# Start of Input

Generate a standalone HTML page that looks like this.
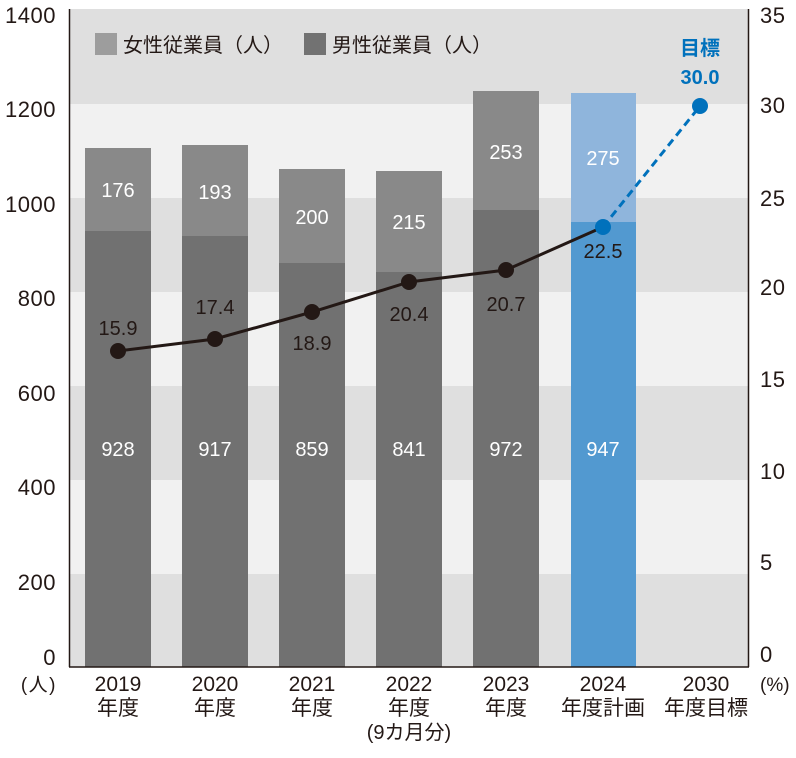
<!DOCTYPE html>
<html><head><meta charset="utf-8"><style>
html,body{margin:0;padding:0;background:#fff;}
svg{display:block;font-family:"Liberation Sans","Noto Sans CJK JP",sans-serif;}
</style></head><body>
<svg width="796" height="758" viewBox="0 0 796 758" xmlns="http://www.w3.org/2000/svg">
<!-- bands -->
<rect x="70" y="9" width="679" height="95" fill="#dfdfdf"/>
<rect x="70" y="104" width="679" height="94" fill="#f1f1f1"/>
<rect x="70" y="198" width="679" height="94" fill="#dfdfdf"/>
<rect x="70" y="292" width="679" height="94" fill="#f1f1f1"/>
<rect x="70" y="386" width="679" height="94" fill="#dfdfdf"/>
<rect x="70" y="480" width="679" height="94" fill="#f1f1f1"/>
<rect x="70" y="574" width="679" height="93" fill="#dfdfdf"/>

<!-- legend -->
<rect x="95" y="33" width="22" height="22" fill="#9d9d9d"/>
<text x="123" y="52" font-size="20" fill="#231815">女性従業員（人）</text>
<rect x="304" y="33" width="22" height="22" fill="#727272"/>
<text x="332" y="52" font-size="20" fill="#231815">男性従業員（人）</text>

<!-- bars -->
<g>
<rect x="85" y="148" width="66" height="83" fill="#898989"/>
<rect x="85" y="231" width="66" height="436" fill="#717171"/>
<rect x="182" y="145" width="66" height="91" fill="#898989"/>
<rect x="182" y="236" width="66" height="431" fill="#717171"/>
<rect x="279" y="169" width="66" height="94" fill="#898989"/>
<rect x="279" y="263" width="66" height="404" fill="#717171"/>
<rect x="376" y="171" width="66" height="101" fill="#898989"/>
<rect x="376" y="272" width="66" height="395" fill="#717171"/>
<rect x="473" y="91" width="66" height="119" fill="#898989"/>
<rect x="473" y="210" width="66" height="457" fill="#717171"/>
<rect x="571" y="93" width="65" height="129" fill="#8fb5dc"/>
<rect x="571" y="222" width="65" height="445" fill="#5299d0"/>
</g>

<!-- bar value labels -->
<g font-size="20" fill="#ffffff" text-anchor="middle">
<text x="118" y="197">176</text>
<text x="215" y="199">193</text>
<text x="312" y="224">200</text>
<text x="409" y="229">215</text>
<text x="506" y="159">253</text>
<text x="603" y="165">275</text>
<text x="118" y="456">928</text>
<text x="215" y="456">917</text>
<text x="312" y="456">859</text>
<text x="409" y="456">841</text>
<text x="506" y="456">972</text>
<text x="603" y="456">947</text>
</g>

<!-- line -->
<polyline points="118,351 215,339 312,312 409,282 506,270 603,227" fill="none" stroke="#231815" stroke-width="3"/>
<line x1="603" y1="227" x2="700" y2="106" stroke="#0071bc" stroke-width="3" stroke-dasharray="8,5"/>
<g fill="#231815">
<circle cx="118" cy="351" r="8"/>
<circle cx="215" cy="339" r="8"/>
<circle cx="312" cy="312" r="8"/>
<circle cx="409" cy="282" r="8"/>
<circle cx="506" cy="270" r="8"/>
</g>
<circle cx="603" cy="227" r="8" fill="#0071bc"/>
<circle cx="700" cy="106" r="8" fill="#0071bc"/>

<!-- line labels -->
<g font-size="20" fill="#231815" text-anchor="middle">
<text x="118" y="335">15.9</text>
<text x="215" y="314">17.4</text>
<text x="312" y="350">18.9</text>
<text x="409" y="321">20.4</text>
<text x="506" y="311">20.7</text>
<text x="603" y="258">22.5</text>
</g>
<g font-size="20" fill="#0071bc" text-anchor="middle" font-weight="bold">
<text x="700" y="55">目標</text>
<text x="700" y="84">30.0</text>
</g>

<!-- axes -->
<line x1="69.5" y1="9" x2="69.5" y2="667" stroke="#231815" stroke-width="1.5"/>
<line x1="748.5" y1="9" x2="748.5" y2="667" stroke="#231815" stroke-width="1.5"/>
<line x1="69" y1="667" x2="749" y2="667" stroke="#231815" stroke-width="1.5"/>

<!-- left axis labels -->
<g font-size="22" fill="#231815" text-anchor="end" letter-spacing="0.5">
<text x="56" y="23">1400</text>
<text x="56" y="117">1200</text>
<text x="56" y="212">1000</text>
<text x="56" y="306">800</text>
<text x="56" y="401">600</text>
<text x="56" y="495">400</text>
<text x="56" y="590">200</text>
<text x="56" y="665">0</text>
</g>
<text x="57" y="691" font-size="19" fill="#231815" text-anchor="end" letter-spacing="1.5">(人)</text>

<!-- right axis labels -->
<g font-size="22" fill="#231815" text-anchor="start" letter-spacing="0.5">
<text x="760" y="23">35</text>
<text x="760" y="113">30</text>
<text x="760" y="206">25</text>
<text x="760" y="295">20</text>
<text x="760" y="387">15</text>
<text x="760" y="479">10</text>
<text x="760" y="570">5</text>
<text x="760" y="662">0</text>
</g>
<text x="760" y="691" font-size="19" fill="#231815">(%)</text>

<!-- x labels -->
<g font-size="21" fill="#231815" text-anchor="middle">
<text x="118" y="691">2019</text><text x="118" y="715">年度</text>
<text x="215" y="691">2020</text><text x="215" y="715">年度</text>
<text x="312" y="691">2021</text><text x="312" y="715">年度</text>
<text x="409" y="691">2022</text><text x="409" y="715">年度</text><text x="409" y="739" font-size="20">(9カ月分)</text>
<text x="506" y="691">2023</text><text x="506" y="715">年度</text>
<text x="603" y="691">2024</text><text x="603" y="715">年度計画</text>
<text x="706" y="691">2030</text><text x="706" y="715">年度目標</text>
</g>
</svg>
</body></html>
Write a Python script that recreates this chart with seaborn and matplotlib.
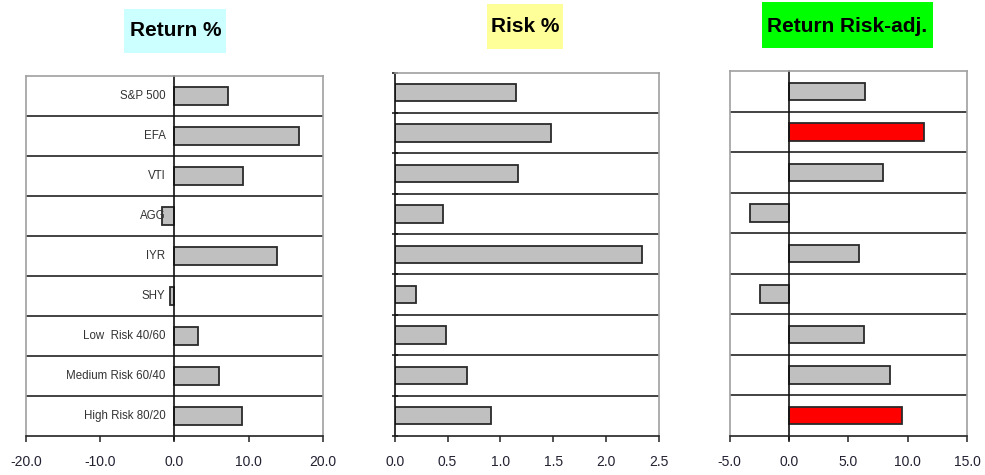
import matplotlib
matplotlib.use("Agg")
import matplotlib.pyplot as plt
import seaborn as sns
import pandas as pd
from matplotlib.patches import Rectangle
from matplotlib.ticker import FixedLocator

categories = ["S&P 500", "EFA", "VTI", "AGG", "IYR", "SHY",
              "Low  Risk 40/60", "Medium Risk 60/40", "High Risk 80/20"]
return_pct = [7.2, 16.8, 9.25, -1.65, 13.8, -0.55, 3.1, 5.95, 9.05]
risk_pct = [1.15, 1.48, 1.165, 0.455, 2.34, 0.205, 0.49, 0.68, 0.91]
return_risk_adj = [6.43, 11.38, 7.9, -3.29, 5.87, -2.47, 6.29, 8.54, 9.55]
highlight = ["EFA", "High Risk 80/20"]

titles = ["Return %", "Risk %", "Return Risk-adj."]
title_colors = ["#ccffff", "#ffff99", "#00ff00"]
xlims = [(-20, 20), (0, 2.5), (-5, 15)]
xticks = [[-20, -10, 0, 10, 20], [0, 0.5, 1.0, 1.5, 2.0, 2.5], [-5, 0, 5, 10, 15]]

sns.set_theme(style="white")
plt.rcParams["font.family"] = ["Liberation Sans", "DejaVu Sans"]

W, H = 985, 475
fig = plt.figure(figsize=(W / 100, H / 100), dpi=100)

# axes boxes in pixels: left, right, top, bottom
boxes = [(26, 323, 76, 436), (394.7, 658.7, 72.5, 436), (729.7, 967, 71, 436)]
axes = []
for (l, r, t, b) in boxes:
    axes.append(fig.add_axes([l / W, 1 - b / H, (r - l) / W, (b - t) / H]))

gray = "#c0c0c0"
series = [return_pct, risk_pct, return_risk_adj]
for k, ax in enumerate(axes):
    df = pd.DataFrame({"cat": categories, "val": series[k]})
    if k == 2:
        pal = {c: ("#ff0000" if c in highlight else gray) for c in categories}
    else:
        pal = {c: gray for c in categories}
    sns.barplot(data=df, x="val", y="cat", hue="cat", palette=pal, legend=False,
                orient="h", width=0.43, edgecolor="#2a2a2a", linewidth=1.3,
                saturation=1, ax=ax)
    ax.set_xlim(*xlims[k])
    ax.set_ylim(len(categories) - 0.5, -0.5)
    ax.set_xlabel("")
    ax.set_ylabel("")
    ax.set_yticks([])
    for i in range(1, len(categories)):
        ax.axhline(i - 0.5, color="#222222", lw=1.2, zorder=0.5)
    for s in ["left", "top", "right"]:
        ax.spines[s].set_color("#a0a0a0")
        ax.spines[s].set_linewidth(1.2)
    ax.spines["bottom"].set_color("#222222")
    ax.spines["bottom"].set_linewidth(1.2)
    ax.set_xticks(xticks[k])
    ax.set_xticklabels([f"{v:.1f}" for v in xticks[k]], fontsize=10, color="#222233")
    ax.tick_params(axis="x", bottom=True, direction="out", length=4, width=1.1,
                   color="#222222", pad=10)
    if k != 1:
        ax.axvline(0, color="#111111", lw=1.2, zorder=1, clip_on=False,
                   ymin=-0.012, ymax=1.0)
    else:
        ax.spines["left"].set_color("#111111")
        ax.yaxis.set_minor_locator(FixedLocator([i - 0.5 for i in range(len(categories) + 1)]))
        ax.tick_params(axis="y", which="minor", left=True, direction="inout",
                       length=5, width=1.1, color="#111111")
    if k == 0:
        for i, c in enumerate(categories):
            ax.annotate(c, xy=(0, i), xytext=(-6.5, 0), textcoords="offset points",
                        ha="right", va="center", fontsize=8.3, color="#333333")

# title boxes (pixels: left, right, top, bottom, text center x, text center y)
tboxes = [(124, 226, 9, 53, 176, 30), (487, 563, 4, 49, 525, 26), (762, 933, 2, 48, 847.5, 26)]
for (l, r, t, b, cx, cy), txt, col in zip(tboxes, titles, title_colors):
    fig.patches.append(Rectangle((l / W, 1 - b / H), (r - l) / W, (b - t) / H,
                                 transform=fig.transFigure, facecolor=col,
                                 edgecolor="none", zorder=0))
    fig.text(cx / W, 1 - cy / H, txt, ha="center", va="center", fontsize=15,
             fontweight="bold", color="#000000")

fig.savefig("out.png", dpi=100)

# End of Input

* [Exercise] Exactly how many lines of the listing above contain the string "matplotlib"? Give no more than the number.

* [The completed task] 6